Stop Worrying About the Indians Pitching

Note: All Stats as of 4/19

Just like everyone predicted in the preseason, the Twins have the best pitching in the AL, while the Indians come in solidly towards the back of the pack, 14th to be exact, in terms of team ERA. Just like Twins fans probably don’t believe they have the best pitching staff in the AL, Indians fans shouldn’t believe that their starters forgot how to pitch. Over the past four seasons, the Indians’ team ERA has never dropped below seventh in the AL, and the last two seasons, the Indians finished second in that category. But this season, the team ERA sits at an unsightly 4.94. They are currently allowing more runs than they are scoring, and they’re scoring at the second best pace in the AL.

Taking a look at the peripheral statistics and you’ll find that there is nothing to be concerned about when it comes to the pitching. The Indians FIP (or fielding independent pitching), a statistic that looks at how well a pitcher limits home runs and walks, and how well he strikes batters out, gives an entirely different look at the pitching. With a FIP of 3.46, the Indians rank second in the AL, only the Yankees rank better. The difference between their FIP and ERA is 1.48, which is nearly twice as large as the next closest team. The problem with the pitching so far is that they are giving up too many hits.

Some of that can be attributed to the defense. Despite the Indians having the fifth best fielding percentage, their defensive efficiency (percentage of balls in play converted to outs) is worst in the AL. The Indians defense so far has been eight runs worse than the average, which ranks them second to last in the AL. Their best defender (and maybe the best fielder in the league) Francisco Lindor has actually been the Indians worst fielder, having cost the team two runs. It should be said that defensive metrics still aren’t perfect, and clearly, 14 games is an extremely small sample size.

As for the actual pitchers, only three starters have contributed to the poor start. Corey Kluber, Josh Tomlin, and Trevor Bauer have combined to produce an 8.54 ERA. Out of all those guys, Kluber is the one I worry about the least.
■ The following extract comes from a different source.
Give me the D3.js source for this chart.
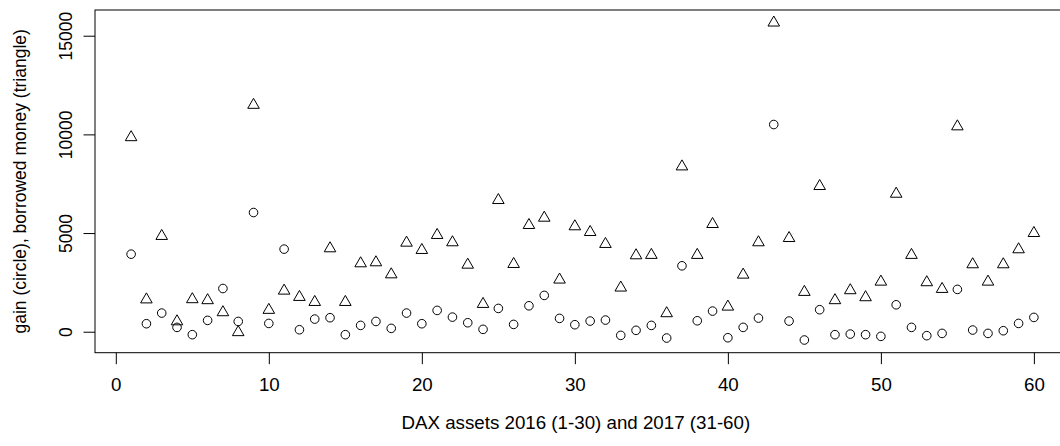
<!DOCTYPE html>
<html lang="en">
<head>
<meta charset="UTF-8">
<title>DAX gain vs borrowed money</title>
<script src="https://d3js.org/d3.v7.min.js"></script>
<style>
  body { margin: 0; background: #fff; }
  svg text { font-family: "Liberation Sans", Arial, sans-serif; fill: #000; }
</style>
</head>
<body>
<svg width="1060" height="446"></svg>
<script>
    // asset index 1..60 (2016: 1-30, 2017: 31-60)
    const assets = d3.range(1, 61);

    // gain (circles)
    const gain = [
        3930, 405, 945, 220, -150, 575, 2190, 520, 6040, 420,
        4185, 100, 640, 710, -150, 320, 520, 170, 945, 405,
        1080, 740, 455, 120, 1180, 370, 1315, 1840, 675, 355,
        540, 590, -185, 70, 320, -320, 3340, 555, 1045, -305,
        220, 690, 10500, 540, -420, 1115, -150, -120, -150, -235,
        1365, 220, -200, -85, 2145, 85, -85, 50, 420, 725
    ];

    // borrowed money (triangles)
    const borrowed = [
        9850, 1630, 4845, 520, 1640, 1590, 980, -30, 11490, 1100,
        2075, 1755, 1500, 4220, 1500, 3460, 3510, 2900, 4505, 4135,
        4895, 4525, 3390, 1400, 6665, 3425, 5400, 5770, 2635, 5335,
        5045, 4440, 2230, 3865, 3885, 930, 8370, 3885, 5450, 1265,
        2885, 4525, 15660, 4740, 2010, 7375, 1590, 2095, 1740, 2530,
        6985, 3885, 2500, 2160, 10400, 3410, 2530, 3410, 4170, 4995
    ];

    const xTicks = [0, 10, 20, 30, 40, 50, 60];
    const yTicks = [0, 5000, 10000, 15000];

    const xLabel = "DAX assets 2016 (1-30) and 2017 (31-60)";
    const yLabel = "gain (circle), borrowed money (triangle)";

    const svg = d3.select("svg");

    // plot region (right edge runs past the picture, as in the original)
    const plotL = 95, plotR = 1070, plotT = 10, plotB = 352.7;

    // R-style 4% padding on both axes
    const xs = d3.scaleLinear().domain([-1.36, 62.36]).range([plotL, plotR]);
    const yMin = d3.min(gain.concat(borrowed)), yMax = d3.max(gain.concat(borrowed));
    const pad = (yMax - yMin) * 0.04;
    const ys = d3.scaleLinear().domain([yMin - pad, yMax + pad]).range([plotB, plotT]);

    // horizontal text in the original is a bit wider than the font
    function widen(sel) {
        sel.each(function () {
            const w = this.getComputedTextLength();
            d3.select(this).attr("textLength", w * 1.07).attr("lengthAdjust", "spacingAndGlyphs");
        });
    }

    // box
    svg.append("rect")
        .attr("x", plotL).attr("y", plotT)
        .attr("width", plotR - plotL).attr("height", plotB - plotT)
        .attr("fill", "none").attr("stroke", "#000").attr("stroke-width", 1);

    // x axis
    const xAxis = svg.append("g").attr("transform", `translate(0,${plotB})`)
        .call(d3.axisBottom(xs).tickValues(xTicks).tickSize(11.5).tickPadding(14).tickSizeOuter(0));
    xAxis.select(".domain").remove();
    xAxis.selectAll("text").style("font-size", "17.5px").attr("font-family", null).call(widen);

    // y axis with rotated labels
    const yAxis = svg.append("g").attr("transform", `translate(${plotL},0)`)
        .call(d3.axisLeft(ys).tickValues(yTicks).tickFormat(d3.format("d")).tickSize(11.5).tickSizeOuter(0));
    yAxis.select(".domain").remove();
    yAxis.selectAll("text")
        .attr("x", null).attr("dy", null)
        .attr("text-anchor", "middle")
        .attr("transform", "translate(-23.3,0) rotate(-90)")
        .style("font-size", "17.5px").attr("font-family", null);

    // axis titles
    svg.append("text")
        .attr("x", (xs(0) + xs(60)) / 2 + 1).attr("y", 429)
        .attr("text-anchor", "middle")
        .style("font-size", "17.5px")
        .text(xLabel)
        .call(widen);

    svg.append("text")
        .attr("transform", `translate(26,${(plotT + plotB) / 2}) rotate(-90)`)
        .attr("text-anchor", "middle")
        .style("font-size", "17.5px")
        .text(yLabel);

    // circles: gain
    svg.append("g").selectAll("circle")
        .data(assets)
        .join("circle")
        .attr("cx", (d, i) => xs(d))
        .attr("cy", (d, i) => ys(gain[i]))
        .attr("r", 4.3)
        .attr("fill", "none").attr("stroke", "#000").attr("stroke-width", 1);

    // triangles: borrowed money
    const tri = d3.symbol().type(d3.symbolTriangle).size(58);
    svg.append("g").selectAll("path")
        .data(assets)
        .join("path")
        .attr("d", tri)
        .attr("transform", (d, i) => `translate(${xs(d)},${ys(borrowed[i])})`)
        .attr("fill", "none").attr("stroke", "#000").attr("stroke-width", 1);
</script>
</body>
</html>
Here are his April ERAs over the last four seasons:
2014: 4.14
2015: 4.24
2016: 4.24
2017: 6.38

Now look at his ERA over the rest of the season (2017 excluded):
2014: 2.13
2015: 3.35
2016: 2.93

Until he proves me otherwise, I’ll just accept the fact that Corey Kluber tends to have slow starts in April. Now, Josh Tomlin and Trevor Bauer worry me, but only to a certain extent. Both Tomlin and Bauer have unsightly ERA’s, but both have put up FIP’s near/close to their career averages, so it’ likely they are just experiencing some bad BABIP (batting averaging on balls in play) luck. Both pitchers have limited the walks and home runs in their appearances, but their hits per nine innings are through the roof. For Bauer, his career BABIP has been .292, but this season that number has jumped to .400. Meanwhile, Tomlin has seen a similar jump from .277 career BABIP to a .417 one this season. Those numbers are just plain unsustainable. Even Mike Trout doesn’t have a BABIP that high for his career.

So other than giving up more hits per nine innings than any other team in the AL, the Indians actually rank quite well in the pitching department. They are league average in terms of giving up home runs, they’ve walked the fifth fewest batters per nine innings and have struck out the most batters per nine innings.

Which leads us to the moral of the story…

Things will even out eventually. The underlying numbers are just too strong for the Indians pitching to keep giving up runs like they have. It also points to why early season numbers and small sample sizes get overblown a little too much. Relax Indians fans.